Silvana Pareja
El precio de la indignación: la generación Z frente al caos
La historia demuestra que el caos nunca trae justicia

El Perú ha vuelto a entrar en una etapa de incertidumbre. La vacancia de Dina Boluarte y la posterior asunción de José Jerí, presidente del Congreso, como jefe de Estado, abren un nuevo capítulo en la crisis política que parece no tener fin. Lo que debía ser una transición dentro del marco constitucional se desarrolla, sin embargo, en un contexto de agitación social, polarización y violencia que amenaza con desbordar nuevamente al país.
Las marchas recientes comenzaron como expresiones legítimas de indignación frente a una clase política desconectada de la ciudadanía. Pero rápidamente fueron desvirtuadas por grupos que encontraron en el caos la oportunidad perfecta para imponer su narrativa. Lo que nació como un reclamo ciudadano terminó convertido en enfrentamientos, ataques a la policía y destrucción de espacios públicos. La frustración, una vez más, fue utilizada como combustible de manipulación.
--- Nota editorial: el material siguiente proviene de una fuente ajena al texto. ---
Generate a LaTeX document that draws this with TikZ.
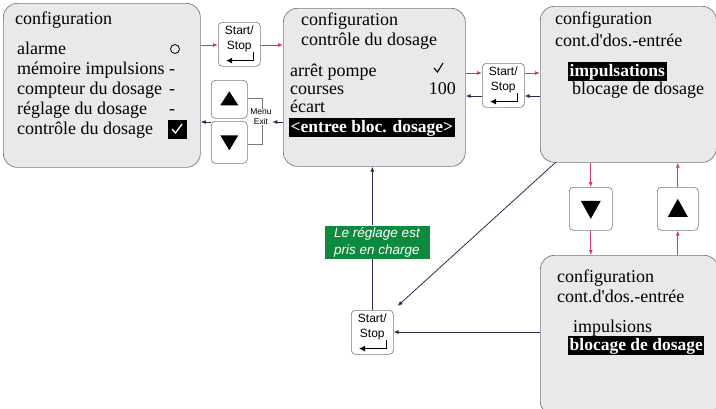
\documentclass[tikz,border=0pt]{standalone}
\usepackage{fontspec}
\setmainfont{Liberation Serif}
\setsansfont{Liberation Sans}
\usetikzlibrary{arrows.meta,calc}
\definecolor{panelfill}{HTML}{E9E9EB}
\definecolor{panelline}{HTML}{7A7A7A}
\definecolor{redarr}{HTML}{E0306A}
\definecolor{navyarr}{HTML}{2A2A55}
\definecolor{greenbox}{HTML}{0E8A3E}
\tikzset{
  panel/.style={draw=panelline, fill=panelfill, rounded corners=14pt, line width=0.7pt, anchor=north west, inner sep=0pt},
  keybox/.style={draw=panelline, fill=white, rounded corners=4pt, line width=0.6pt, anchor=north west, inner sep=0pt},
  txt/.style={anchor=base west, inner sep=0pt, font=\fontsize{18}{20}\selectfont},
  hl/.style={anchor=base west, inner sep=1.5pt, fill=black, text=white, font=\fontsize{17.5}{20}\selectfont\bfseries},
  keytxt/.style={font=\sffamily\fontsize{12}{15}\selectfont, align=center, inner sep=0pt},
  rarr/.style={draw=redarr, line width=0.8pt, -{Latex[length=5pt,width=4pt]}},
  narr/.style={draw=navyarr, line width=0.8pt, -{Latex[length=5pt,width=4pt]}},
  nline/.style={draw=navyarr, line width=0.8pt},
  tri/.style={fill=black},
}
\newcommand{\enterkey}[3]{% name, x, y (north west)
  \node[keybox, minimum width=42pt, minimum height=44pt] (#1) at (#2,#3) {};
  \node[keytxt] (#1t) at ($(#1.north)+(0,17)$) {Start/\\Stop};
  \draw[line width=1.7pt, -{Latex[length=6pt,width=6pt]}] ($(#1.south east)+(-7,-15)$) |- ($(#1.south west)+(8,-6)$);
}
\begin{document}
\begin{tikzpicture}[x=1pt,y=-1pt]
\useasboundingbox (0,0) rectangle (716,408);
% panels
\node[panel, minimum width=197pt, minimum height=164pt] (p1) at (3,3) {};
\node[panel, minimum width=182pt, minimum height=158pt] (p2) at (283,8) {};
\node[panel, minimum width=176pt, minimum height=156pt] (p3) at (540,6) {};
\node[panel, minimum width=178pt, minimum height=160pt] (p4) at (540,255) {};
% panel 1 texts
\node[txt] (t11) at (15,24) {configuration};
\node[txt] (t12) at (17,54) {alarme};
\node[txt] (t13) at (17,74) {mémoire impulsions};
\node[txt] (t14) at (17,94) {compteur du dosage};
\node[txt] (t15) at (17,114) {réglage du dosage};
\node[txt] (t16) at (17,134) {contrôle du dosage};
\node[draw, circle, line width=0.8pt, minimum size=9pt, inner sep=0pt] (c1) at (175,49) {};
\node[txt] (d1) at (169,74) {-};
\node[txt] (d2) at (169,94) {-};
\node[txt] (d3) at (169,114) {-};
\node[fill=black, minimum size=19pt, inner sep=0pt] (chk) at (177,129) {};
\draw[white, line width=1.3pt] ($(chk)+(-5,0)$) -- ($(chk)+(-1.5,4)$) -- ($(chk)+(5,-5)$);
% panel 2 texts
\node[txt] (t21) at (301,25) {configuration};
\node[txt] (t22) at (301,45) {contrôle du dosage};
\node[txt] (t23) at (290,76) {arrêt pompe};
\node[txt] (t24) at (290,94) {courses};
\node[txt, anchor=base east] (t25) at (456,94) {100};
\node[txt] (t26) at (290,112) {écart};
\draw[line width=1.1pt] (434,68) -- (437.5,72) -- (443,63);
\node[hl] (t27) at (289,132) {<entree bloc. dosage>};
% panel 3 texts
\node[txt] (t31) at (555,24) {configuration};
\node[txt] (t32) at (555,46) {cont.d\textquotesingle dos.-entrée};
\node[hl] (t33) at (568,76) {impulsations};
\node[txt] (t34) at (572,94) {blocage de dosage};
% panel 4 texts
\node[txt] (t41) at (557,282) {configuration};
\node[txt] (t42) at (557,302) {cont.d\textquotesingle dos.-entrée};
\node[txt] (t43) at (573,332) {impulsions};
\node[hl] (t44) at (568,350) {blocage de dosage};
% keys
\enterkey{k1}{218}{22}
\enterkey{k2}{482}{63}
\enterkey{k3}{351}{310}
\node[keybox, minimum width=36pt, minimum height=38pt] (up1) at (211,80) {};
\node[keybox, minimum width=36pt, minimum height=42pt] (dn1) at (211,121) {};
\fill[tri] ($(up1)+(-9,6)$) -- ($(up1)+(9,6)$) -- ($(up1)+(0,-8)$) -- cycle;
\fill[tri] ($(dn1)+(-9,-7)$) -- ($(dn1)+(9,-7)$) -- ($(dn1)+(0,8)$) -- cycle;
\node[keybox, minimum width=43pt, minimum height=43pt] (dn2) at (569,187) {};
\node[keybox, minimum width=41pt, minimum height=43pt] (up2) at (657,187) {};
\fill[tri] ($(dn2)+(-10,-8)$) -- ($(dn2)+(10,-8)$) -- ($(dn2)+(0,10)$) -- cycle;
\fill[tri] ($(up2)+(-10,8)$) -- ($(up2)+(10,8)$) -- ($(up2)+(0,-10)$) -- cycle;
% menu/exit bracket
\coordinate (mb1) at (262,98);
\coordinate (mb2) at (262,144);
\draw[panelline, line width=0.6pt] (up1.east |- mb1) -- (mb1) -- (mb2) -- (dn1.east |- mb2);
\node[keytxt, fill=white, inner sep=0.5pt, font=\sffamily\fontsize{8.5}{10}\selectfont] (menu) at (261,117) {Menu\\Exit};
% green label
\node[fill=greenbox, text=white, font=\sffamily\itshape\fontsize{13.5}{17}\selectfont, align=center, minimum width=105pt, minimum height=33pt, inner sep=1pt] (gl) at (377,242) {Le réglage est\\pris en charge};
% arrows
\coordinate (a1) at (0,45);
\draw[rarr] (p1.east |- a1) -- (k1.west |- a1);
\draw[rarr] (k1.east |- a1) -- (p2.west |- a1);
\coordinate (a2) at (0,122);
\draw[narr] (p2.west |- a2) -- (menu.east |- a2);
\draw[narr] (up1.west |- a2) -- (p1.east |- a2);
\coordinate (a3) at (0,73);
\coordinate (a4) at (0,96);
\draw[rarr] (p2.east |- a3) -- (k2.west |- a3);
\draw[rarr] (k2.east |- a3) -- (p3.west |- a3);
\draw[narr] (p3.west |- a4) -- (k2.east |- a4);
\draw[narr] (k2.west |- a4) -- (p2.east |- a4);
\draw[rarr] (dn2.north |- p3.south) -- (dn2.north);
\draw[rarr] (dn2.south) -- (dn2.south |- p4.north);
\draw[rarr] (up2.south |- p4.north) -- (up2.south);
\draw[rarr] (up2.north) -- (up2.north |- p3.south);
\coordinate (diag) at (556,162);
\draw[narr] (diag) -- ($(k3.north east)+(4,-4)$);
\coordinate (a5) at (0,332);
\draw[narr] (p4.west |- a5) -- (k3.east |- a5);
\draw[nline] (k3.north) -- (k3.north |- gl.south);
\draw[narr] (k3.north |- gl.north) -- (k3.north |- p2.south);
\end{tikzpicture}
\end{document}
Muchos jóvenes de la generación Z participaron con la intención genuina de ser escuchados, de reclamar un país distinto. Pero terminaron siendo víctimas del mismo juego político que dicen rechazar. Porque no nos engañemos: lo ocurrido en los últimos días no fue una simple protesta, fue una operación política cuidadosamente planificada. La violencia no fue espontánea, fue inducida. Cada piedra lanzada, cada incendio, cada enfrentamiento sirvió para justificar un nuevo intento de quiebre institucional. En el fondo, el caos fue el medio para alcanzar un objetivo político.
Por eso hay que decirlo sin titubeos: no puedes defender la democracia destruyéndola. No puedes pedir justicia incendiando ciudades. No puedes exigir cambio cuando lo que promueves es el vacío de poder. El grito de “¡que se vayan todos!” puede sonar valiente, pero en realidad es una rendición disfrazada de revolución. La Constitución no contempla esa posibilidad, porque un país no se gobierna con consignas, sino con leyes.
La historia demuestra que el caos nunca trae justicia, solo más caos. Cada intento por derrocar gobiernos fuera de los mecanismos democráticos deja heridas profundas: paraliza inversiones, destruye empleos y debilita la gobernabilidad. Los grupos que promueven la violencia no buscan soluciones, buscan poder. Cada enfrentamiento, cada herido, cada muerte se convierte en capital político para quienes viven del desorden. Y mientras tanto, el ciudadano común pierde: pierde su trabajo, su seguridad y su esperanza.
Hoy más que nunca, el Perú necesita firmeza y serenidad. José Jerí debe demostrar que su llegada al poder no será una extensión de la venganza parlamentaria. El país necesita un liderazgo que devuelva calma y autoridad moral, no más cálculo ni revancha.
La vacancia ha sido constitucional, pero fue políticamente oportunista. Si el Perú no aprende de este ciclo, volverá a caer en el mismo abismo. No se trata de que se vayan todos; se trata de que, de una vez por todas, asumamos todos la responsabilidad de no destruir lo poco que aún queda en pie.